What you have to do: Copy out every line that contains the word "this".

Provided information:
───
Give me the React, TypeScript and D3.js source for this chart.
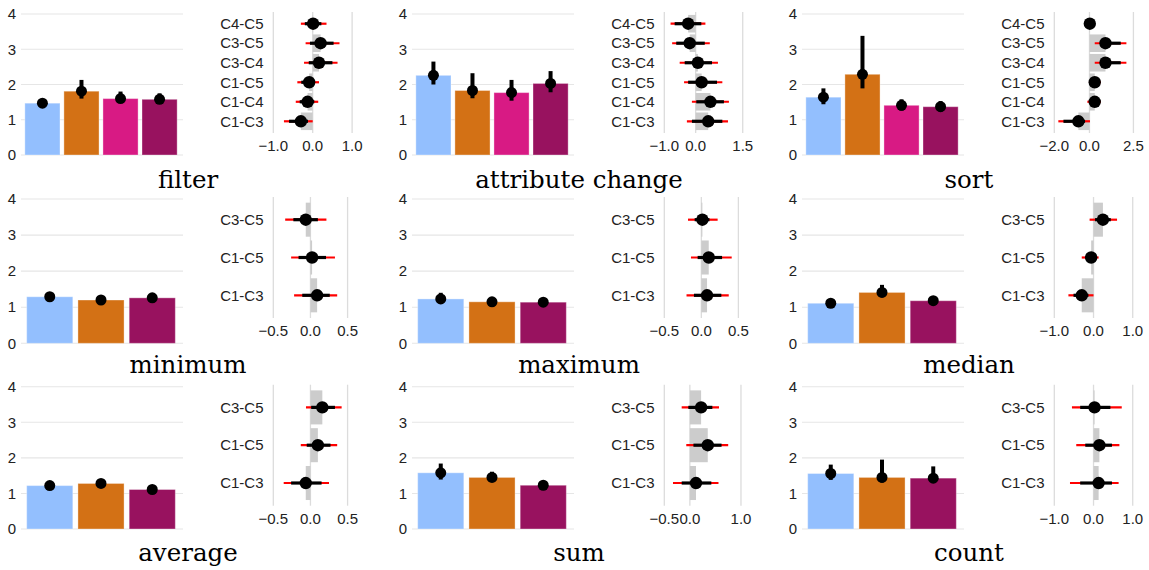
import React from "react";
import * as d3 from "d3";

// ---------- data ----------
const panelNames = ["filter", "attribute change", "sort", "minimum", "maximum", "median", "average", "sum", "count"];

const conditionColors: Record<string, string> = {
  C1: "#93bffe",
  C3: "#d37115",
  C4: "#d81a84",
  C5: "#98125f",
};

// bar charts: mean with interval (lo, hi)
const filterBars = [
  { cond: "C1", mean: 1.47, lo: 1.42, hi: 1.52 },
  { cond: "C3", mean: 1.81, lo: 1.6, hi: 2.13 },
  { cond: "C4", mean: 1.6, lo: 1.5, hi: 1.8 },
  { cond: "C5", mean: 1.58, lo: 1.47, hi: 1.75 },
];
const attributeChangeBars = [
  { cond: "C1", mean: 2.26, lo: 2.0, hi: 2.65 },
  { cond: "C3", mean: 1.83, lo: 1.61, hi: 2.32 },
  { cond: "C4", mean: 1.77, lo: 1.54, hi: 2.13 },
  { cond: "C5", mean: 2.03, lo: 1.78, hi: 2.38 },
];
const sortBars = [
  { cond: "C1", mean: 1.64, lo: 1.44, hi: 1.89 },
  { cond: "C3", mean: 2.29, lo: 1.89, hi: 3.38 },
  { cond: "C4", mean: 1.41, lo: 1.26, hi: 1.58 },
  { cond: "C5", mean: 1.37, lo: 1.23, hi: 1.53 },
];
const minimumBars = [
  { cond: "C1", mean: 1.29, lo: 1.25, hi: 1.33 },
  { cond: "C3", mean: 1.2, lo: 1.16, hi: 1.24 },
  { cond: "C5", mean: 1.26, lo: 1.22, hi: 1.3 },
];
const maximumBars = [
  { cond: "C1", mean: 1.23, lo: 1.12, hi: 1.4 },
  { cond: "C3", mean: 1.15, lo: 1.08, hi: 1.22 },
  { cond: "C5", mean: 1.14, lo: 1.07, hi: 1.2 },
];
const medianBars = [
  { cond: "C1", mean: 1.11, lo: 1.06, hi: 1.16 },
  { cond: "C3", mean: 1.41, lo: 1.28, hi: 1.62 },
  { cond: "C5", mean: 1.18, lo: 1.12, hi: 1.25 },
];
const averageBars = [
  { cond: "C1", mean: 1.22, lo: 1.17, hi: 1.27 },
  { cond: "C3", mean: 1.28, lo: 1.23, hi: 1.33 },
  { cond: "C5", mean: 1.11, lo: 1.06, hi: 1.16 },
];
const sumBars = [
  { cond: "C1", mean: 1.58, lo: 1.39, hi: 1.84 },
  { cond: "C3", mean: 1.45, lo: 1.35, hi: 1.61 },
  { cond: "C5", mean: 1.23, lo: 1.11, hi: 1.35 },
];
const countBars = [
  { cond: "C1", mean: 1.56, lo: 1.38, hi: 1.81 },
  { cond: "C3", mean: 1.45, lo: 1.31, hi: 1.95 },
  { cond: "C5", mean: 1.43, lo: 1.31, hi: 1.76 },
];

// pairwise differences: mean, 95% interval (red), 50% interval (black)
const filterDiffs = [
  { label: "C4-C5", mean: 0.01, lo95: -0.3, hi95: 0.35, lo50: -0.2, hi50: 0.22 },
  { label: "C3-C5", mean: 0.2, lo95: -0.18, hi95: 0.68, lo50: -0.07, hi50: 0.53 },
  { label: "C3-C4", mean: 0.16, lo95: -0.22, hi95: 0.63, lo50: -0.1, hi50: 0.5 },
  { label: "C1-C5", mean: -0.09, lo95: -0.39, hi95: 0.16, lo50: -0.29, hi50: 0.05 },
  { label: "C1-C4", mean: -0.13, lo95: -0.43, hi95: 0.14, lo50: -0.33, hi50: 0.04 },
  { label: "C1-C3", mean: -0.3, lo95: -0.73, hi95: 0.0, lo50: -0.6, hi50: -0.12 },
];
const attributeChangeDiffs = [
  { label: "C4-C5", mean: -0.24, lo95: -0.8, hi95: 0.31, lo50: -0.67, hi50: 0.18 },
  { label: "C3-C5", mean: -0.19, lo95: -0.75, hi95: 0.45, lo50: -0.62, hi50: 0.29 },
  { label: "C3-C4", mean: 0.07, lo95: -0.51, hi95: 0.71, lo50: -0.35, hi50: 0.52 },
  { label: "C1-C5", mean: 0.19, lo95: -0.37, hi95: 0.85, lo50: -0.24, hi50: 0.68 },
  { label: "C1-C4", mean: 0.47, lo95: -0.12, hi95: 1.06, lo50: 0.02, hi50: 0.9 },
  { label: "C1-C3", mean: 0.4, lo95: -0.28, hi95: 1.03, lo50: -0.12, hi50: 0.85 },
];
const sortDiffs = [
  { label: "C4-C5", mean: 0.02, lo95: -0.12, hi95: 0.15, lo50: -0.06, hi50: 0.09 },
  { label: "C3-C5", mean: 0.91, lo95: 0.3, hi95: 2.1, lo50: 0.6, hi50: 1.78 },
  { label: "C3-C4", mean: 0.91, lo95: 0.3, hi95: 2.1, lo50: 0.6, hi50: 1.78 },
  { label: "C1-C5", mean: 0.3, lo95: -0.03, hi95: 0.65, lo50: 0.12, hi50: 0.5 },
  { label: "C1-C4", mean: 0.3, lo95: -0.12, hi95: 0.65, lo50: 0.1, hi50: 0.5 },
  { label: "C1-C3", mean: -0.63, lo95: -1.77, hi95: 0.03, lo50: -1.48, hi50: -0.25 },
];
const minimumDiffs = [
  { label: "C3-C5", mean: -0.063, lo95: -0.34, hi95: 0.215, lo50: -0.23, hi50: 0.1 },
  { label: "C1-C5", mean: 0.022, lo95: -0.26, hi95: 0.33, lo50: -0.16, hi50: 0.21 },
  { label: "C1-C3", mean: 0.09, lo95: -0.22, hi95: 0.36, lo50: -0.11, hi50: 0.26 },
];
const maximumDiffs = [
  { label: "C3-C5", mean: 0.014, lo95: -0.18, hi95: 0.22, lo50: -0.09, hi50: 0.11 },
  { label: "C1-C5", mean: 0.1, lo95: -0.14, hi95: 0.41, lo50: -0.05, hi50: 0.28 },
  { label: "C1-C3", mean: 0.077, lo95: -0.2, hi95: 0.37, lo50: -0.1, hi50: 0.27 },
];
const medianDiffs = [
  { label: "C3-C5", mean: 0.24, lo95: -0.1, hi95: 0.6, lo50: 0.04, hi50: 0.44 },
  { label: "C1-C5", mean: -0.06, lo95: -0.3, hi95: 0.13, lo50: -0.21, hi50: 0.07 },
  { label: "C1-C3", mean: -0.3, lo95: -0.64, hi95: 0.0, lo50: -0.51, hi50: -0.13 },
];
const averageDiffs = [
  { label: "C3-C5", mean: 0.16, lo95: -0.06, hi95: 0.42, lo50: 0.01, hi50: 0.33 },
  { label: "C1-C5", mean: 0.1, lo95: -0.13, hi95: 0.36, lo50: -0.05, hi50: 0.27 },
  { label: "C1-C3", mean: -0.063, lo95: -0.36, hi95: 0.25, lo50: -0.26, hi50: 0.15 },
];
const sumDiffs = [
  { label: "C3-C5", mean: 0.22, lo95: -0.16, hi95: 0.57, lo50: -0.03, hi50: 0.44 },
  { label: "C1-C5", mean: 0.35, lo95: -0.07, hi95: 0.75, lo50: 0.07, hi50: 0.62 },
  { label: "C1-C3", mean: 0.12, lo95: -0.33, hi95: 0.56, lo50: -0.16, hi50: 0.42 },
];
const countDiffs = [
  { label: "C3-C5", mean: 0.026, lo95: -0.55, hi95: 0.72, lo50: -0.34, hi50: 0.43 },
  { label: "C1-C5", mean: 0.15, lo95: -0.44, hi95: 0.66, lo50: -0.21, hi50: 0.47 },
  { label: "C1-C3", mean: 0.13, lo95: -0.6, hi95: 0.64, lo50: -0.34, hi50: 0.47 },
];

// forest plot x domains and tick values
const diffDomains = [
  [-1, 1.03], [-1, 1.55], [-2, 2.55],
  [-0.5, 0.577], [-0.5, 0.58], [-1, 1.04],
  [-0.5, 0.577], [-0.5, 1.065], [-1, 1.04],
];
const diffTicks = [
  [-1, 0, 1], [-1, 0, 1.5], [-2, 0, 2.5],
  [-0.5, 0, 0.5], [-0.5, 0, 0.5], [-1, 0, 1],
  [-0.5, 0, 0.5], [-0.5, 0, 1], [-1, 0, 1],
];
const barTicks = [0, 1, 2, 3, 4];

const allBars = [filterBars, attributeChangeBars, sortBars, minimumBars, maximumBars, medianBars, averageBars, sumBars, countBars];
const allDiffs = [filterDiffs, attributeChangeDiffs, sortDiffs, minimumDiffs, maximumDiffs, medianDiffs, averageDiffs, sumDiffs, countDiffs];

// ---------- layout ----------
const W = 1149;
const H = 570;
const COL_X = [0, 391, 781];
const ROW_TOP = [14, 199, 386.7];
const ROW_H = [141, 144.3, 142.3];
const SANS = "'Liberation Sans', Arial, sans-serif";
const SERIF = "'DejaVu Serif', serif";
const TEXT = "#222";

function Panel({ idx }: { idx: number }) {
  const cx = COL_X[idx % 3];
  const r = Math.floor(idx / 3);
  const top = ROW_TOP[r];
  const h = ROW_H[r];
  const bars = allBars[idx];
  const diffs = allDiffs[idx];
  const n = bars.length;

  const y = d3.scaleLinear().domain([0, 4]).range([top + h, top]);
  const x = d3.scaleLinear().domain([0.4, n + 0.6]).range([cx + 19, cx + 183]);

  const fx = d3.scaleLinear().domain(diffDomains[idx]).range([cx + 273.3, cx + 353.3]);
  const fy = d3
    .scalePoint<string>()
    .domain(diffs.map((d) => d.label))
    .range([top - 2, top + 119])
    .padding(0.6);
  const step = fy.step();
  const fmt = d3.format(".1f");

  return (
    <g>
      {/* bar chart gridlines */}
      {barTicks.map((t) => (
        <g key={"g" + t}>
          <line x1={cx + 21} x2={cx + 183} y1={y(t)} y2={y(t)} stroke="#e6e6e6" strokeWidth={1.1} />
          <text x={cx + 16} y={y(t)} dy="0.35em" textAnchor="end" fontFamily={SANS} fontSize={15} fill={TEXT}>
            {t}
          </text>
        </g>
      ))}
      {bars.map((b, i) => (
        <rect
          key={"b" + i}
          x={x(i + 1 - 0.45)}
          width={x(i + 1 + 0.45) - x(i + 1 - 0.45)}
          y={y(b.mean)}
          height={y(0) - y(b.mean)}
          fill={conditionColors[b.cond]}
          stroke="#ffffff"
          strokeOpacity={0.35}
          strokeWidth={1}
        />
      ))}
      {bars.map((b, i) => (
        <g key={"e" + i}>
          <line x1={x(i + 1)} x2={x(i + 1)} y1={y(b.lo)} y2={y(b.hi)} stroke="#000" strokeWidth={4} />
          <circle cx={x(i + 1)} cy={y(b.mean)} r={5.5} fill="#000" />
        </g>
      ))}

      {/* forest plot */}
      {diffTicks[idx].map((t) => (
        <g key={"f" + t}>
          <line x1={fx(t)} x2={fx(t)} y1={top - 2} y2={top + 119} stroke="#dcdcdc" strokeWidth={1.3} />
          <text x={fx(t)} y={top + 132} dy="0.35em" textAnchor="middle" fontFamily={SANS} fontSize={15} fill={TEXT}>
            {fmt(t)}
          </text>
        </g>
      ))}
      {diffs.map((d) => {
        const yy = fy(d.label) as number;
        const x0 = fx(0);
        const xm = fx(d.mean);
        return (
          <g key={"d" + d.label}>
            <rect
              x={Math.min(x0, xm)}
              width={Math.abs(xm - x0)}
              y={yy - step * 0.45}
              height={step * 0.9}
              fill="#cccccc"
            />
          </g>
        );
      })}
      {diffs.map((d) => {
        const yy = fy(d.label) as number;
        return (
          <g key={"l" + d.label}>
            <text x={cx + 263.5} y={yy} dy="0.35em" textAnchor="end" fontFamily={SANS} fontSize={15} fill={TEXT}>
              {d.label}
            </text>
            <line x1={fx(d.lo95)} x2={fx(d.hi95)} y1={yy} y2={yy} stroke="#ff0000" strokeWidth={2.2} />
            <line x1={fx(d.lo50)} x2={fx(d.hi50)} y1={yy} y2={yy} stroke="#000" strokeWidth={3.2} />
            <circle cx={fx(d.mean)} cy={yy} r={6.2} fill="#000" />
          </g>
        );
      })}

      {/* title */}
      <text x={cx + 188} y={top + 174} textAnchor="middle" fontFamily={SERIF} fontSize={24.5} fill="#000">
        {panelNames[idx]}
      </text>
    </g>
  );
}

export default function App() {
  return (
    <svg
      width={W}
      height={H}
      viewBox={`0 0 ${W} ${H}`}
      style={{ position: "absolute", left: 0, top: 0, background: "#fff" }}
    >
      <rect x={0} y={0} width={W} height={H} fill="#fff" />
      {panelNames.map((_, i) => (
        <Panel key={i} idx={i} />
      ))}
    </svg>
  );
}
───
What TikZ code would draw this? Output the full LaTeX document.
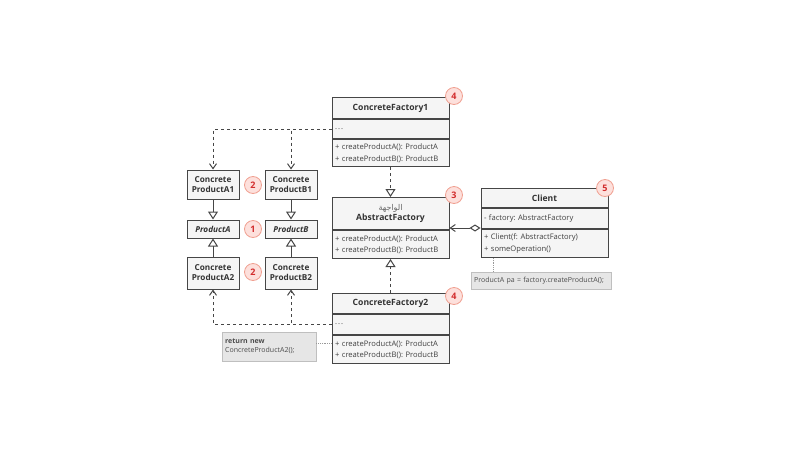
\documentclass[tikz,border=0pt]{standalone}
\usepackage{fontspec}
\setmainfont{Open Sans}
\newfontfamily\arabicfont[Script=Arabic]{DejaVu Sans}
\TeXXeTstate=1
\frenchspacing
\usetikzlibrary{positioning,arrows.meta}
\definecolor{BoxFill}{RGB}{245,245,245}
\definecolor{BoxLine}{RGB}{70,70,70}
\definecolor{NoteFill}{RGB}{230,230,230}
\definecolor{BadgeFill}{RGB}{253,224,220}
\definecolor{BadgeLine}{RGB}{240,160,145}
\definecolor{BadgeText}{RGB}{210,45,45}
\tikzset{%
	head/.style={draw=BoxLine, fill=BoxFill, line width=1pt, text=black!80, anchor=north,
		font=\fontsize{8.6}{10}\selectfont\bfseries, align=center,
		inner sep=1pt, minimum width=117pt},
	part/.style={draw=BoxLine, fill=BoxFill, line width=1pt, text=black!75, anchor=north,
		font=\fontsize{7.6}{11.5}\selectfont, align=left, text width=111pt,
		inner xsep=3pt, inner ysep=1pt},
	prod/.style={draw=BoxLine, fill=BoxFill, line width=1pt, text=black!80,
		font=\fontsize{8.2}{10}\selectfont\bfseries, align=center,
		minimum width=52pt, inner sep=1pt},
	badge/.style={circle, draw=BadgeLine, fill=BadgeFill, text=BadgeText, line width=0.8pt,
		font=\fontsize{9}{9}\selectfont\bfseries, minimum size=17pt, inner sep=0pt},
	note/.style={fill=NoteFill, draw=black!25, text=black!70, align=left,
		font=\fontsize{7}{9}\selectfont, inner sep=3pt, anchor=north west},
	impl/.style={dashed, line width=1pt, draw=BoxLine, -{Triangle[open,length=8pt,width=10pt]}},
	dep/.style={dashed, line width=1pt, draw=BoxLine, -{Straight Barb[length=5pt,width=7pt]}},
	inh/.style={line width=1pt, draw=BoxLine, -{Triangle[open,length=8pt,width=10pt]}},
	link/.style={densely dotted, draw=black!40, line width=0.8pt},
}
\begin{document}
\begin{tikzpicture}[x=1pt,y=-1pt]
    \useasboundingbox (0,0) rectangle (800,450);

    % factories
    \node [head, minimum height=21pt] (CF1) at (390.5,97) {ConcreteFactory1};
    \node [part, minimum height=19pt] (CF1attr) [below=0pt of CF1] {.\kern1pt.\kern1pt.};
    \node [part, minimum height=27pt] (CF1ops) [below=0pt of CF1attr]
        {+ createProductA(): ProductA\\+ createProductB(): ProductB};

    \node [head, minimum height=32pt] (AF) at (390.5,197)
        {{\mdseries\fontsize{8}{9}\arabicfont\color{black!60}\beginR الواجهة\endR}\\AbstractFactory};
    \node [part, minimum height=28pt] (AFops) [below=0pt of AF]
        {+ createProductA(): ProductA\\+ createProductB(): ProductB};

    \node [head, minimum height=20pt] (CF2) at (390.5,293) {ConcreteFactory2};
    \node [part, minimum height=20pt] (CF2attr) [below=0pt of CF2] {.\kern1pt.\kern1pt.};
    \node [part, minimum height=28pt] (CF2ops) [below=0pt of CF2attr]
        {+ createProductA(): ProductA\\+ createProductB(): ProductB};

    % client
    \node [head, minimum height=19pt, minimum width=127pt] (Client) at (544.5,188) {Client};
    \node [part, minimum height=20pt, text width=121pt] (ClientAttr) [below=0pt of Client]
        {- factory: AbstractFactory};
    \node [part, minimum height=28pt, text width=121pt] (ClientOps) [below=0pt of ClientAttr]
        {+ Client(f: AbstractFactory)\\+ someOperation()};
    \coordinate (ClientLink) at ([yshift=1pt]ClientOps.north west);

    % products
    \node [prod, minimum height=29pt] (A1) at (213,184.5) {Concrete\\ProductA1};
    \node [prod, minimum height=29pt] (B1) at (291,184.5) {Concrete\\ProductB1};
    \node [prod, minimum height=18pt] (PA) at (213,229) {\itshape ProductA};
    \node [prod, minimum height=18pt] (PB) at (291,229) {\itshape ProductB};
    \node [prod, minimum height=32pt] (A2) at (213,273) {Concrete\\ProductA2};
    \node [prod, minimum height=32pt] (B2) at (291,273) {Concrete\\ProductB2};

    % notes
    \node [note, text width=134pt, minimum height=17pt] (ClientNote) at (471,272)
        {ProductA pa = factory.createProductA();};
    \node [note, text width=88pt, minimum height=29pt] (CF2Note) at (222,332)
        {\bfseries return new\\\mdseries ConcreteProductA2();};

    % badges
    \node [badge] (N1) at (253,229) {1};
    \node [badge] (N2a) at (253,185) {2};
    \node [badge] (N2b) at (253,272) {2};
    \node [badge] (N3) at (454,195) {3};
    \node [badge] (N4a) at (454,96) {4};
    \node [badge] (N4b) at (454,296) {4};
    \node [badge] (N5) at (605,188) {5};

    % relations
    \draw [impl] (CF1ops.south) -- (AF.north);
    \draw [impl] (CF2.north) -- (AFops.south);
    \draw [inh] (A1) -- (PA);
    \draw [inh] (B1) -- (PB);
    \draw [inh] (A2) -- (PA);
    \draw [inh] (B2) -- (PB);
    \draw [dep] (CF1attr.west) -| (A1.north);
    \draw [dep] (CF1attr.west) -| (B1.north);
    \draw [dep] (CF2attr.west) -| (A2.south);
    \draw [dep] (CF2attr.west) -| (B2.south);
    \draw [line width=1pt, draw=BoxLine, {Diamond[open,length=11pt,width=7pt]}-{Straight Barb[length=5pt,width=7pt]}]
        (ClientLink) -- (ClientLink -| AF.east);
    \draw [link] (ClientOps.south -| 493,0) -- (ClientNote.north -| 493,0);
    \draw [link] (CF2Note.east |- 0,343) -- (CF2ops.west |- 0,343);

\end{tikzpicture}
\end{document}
───
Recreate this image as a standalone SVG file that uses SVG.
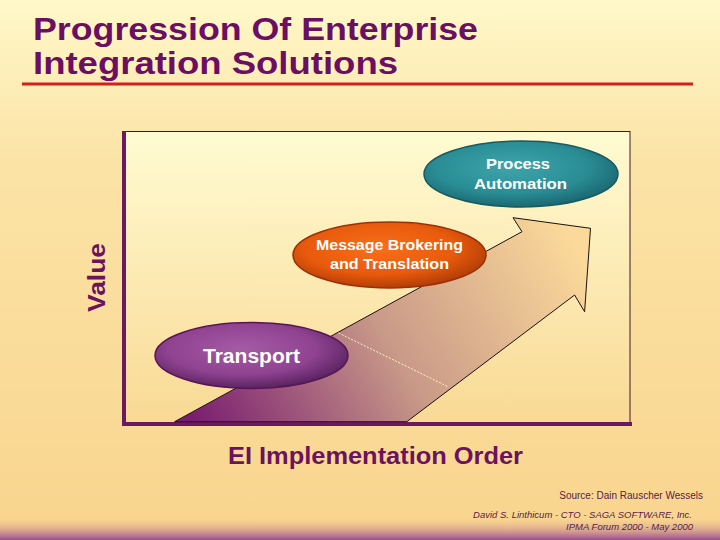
───
The response:
Give me the React, TypeScript and D3.js source for this chart.
What TikZ code would draw this? Output the full LaTeX document.
Recreate this image as a standalone SVG file that uses SVG.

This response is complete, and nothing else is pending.